Malthus est le théoricien de la misère : il a proclamé pour ainsi dire la légitimité de son règne. Triste mission et triste succès! Sa doctrine heureusement est fort ébranlée; mais il ne s’agit pas de la réfuter ici. Je m’en tiendrai à une observation qui va me ramener au livre de M. Courcelle-Seneuil. Ce prétendu principe de la population formulé par Malthus, et dont les économistes ont si complaisamment accepté la solidarité, est pourtant en dehors de l’économie politique : il soulève des problèmes de physiologie et de morale, mais il ne rattache en aucune façon le mouvement de la population au mouvement industriel. A quoi bon sonder les mystères de la production et de la distribution des richesses?
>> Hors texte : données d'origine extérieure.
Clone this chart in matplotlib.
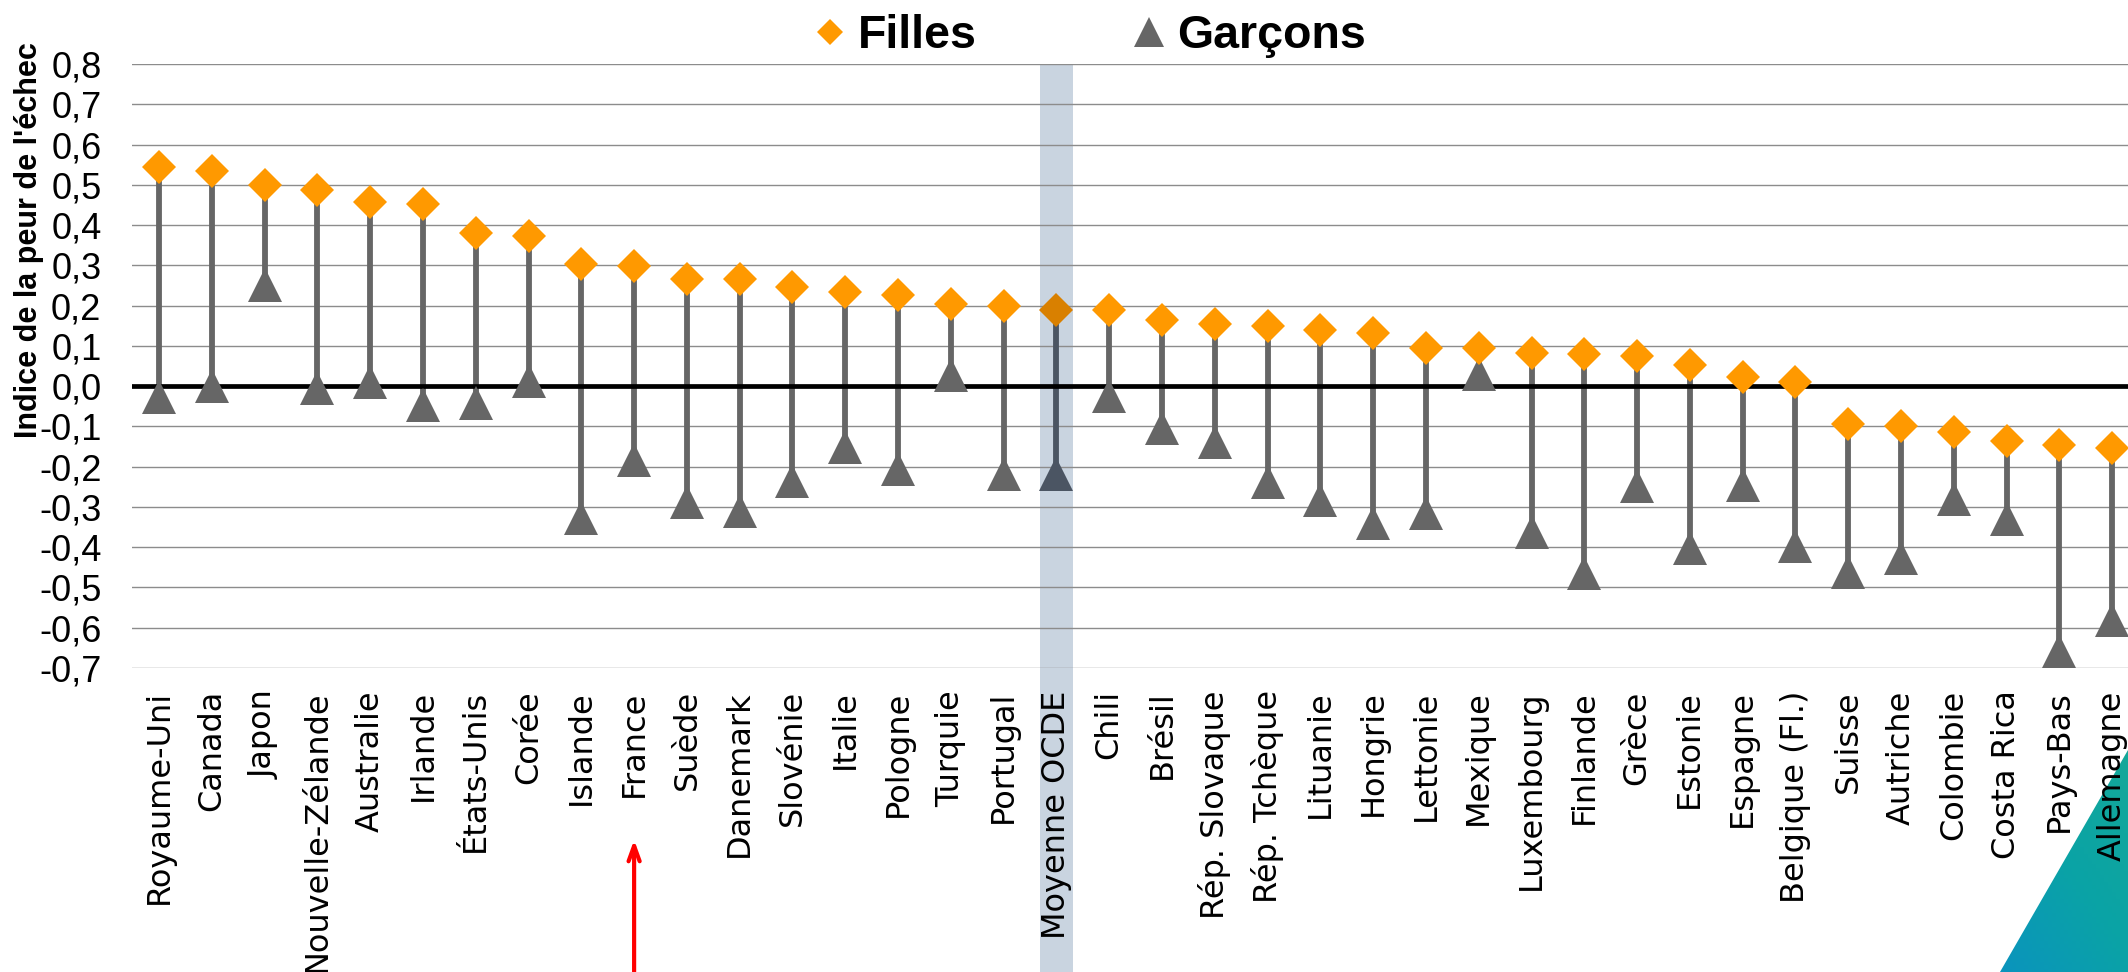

Ils sont sans influence sur le sort des classes nécessiteuses, s’il est vrai, comme le dit Malthus, que la misère provient d’une pullulation presque inévitable parmi les peuples, et que pour une ration produite il se présentera toujours deux consommateurs, dont un doit périr. M. Courcelle-Seneuil écarte les considérations de physiologie, assez incertaines d’ailleurs, sur la fécondité de l’espèce humaine. Le mérite de ses formules est d’être uniquement ramenées aux faits économiques. Voyons comment il raisonne.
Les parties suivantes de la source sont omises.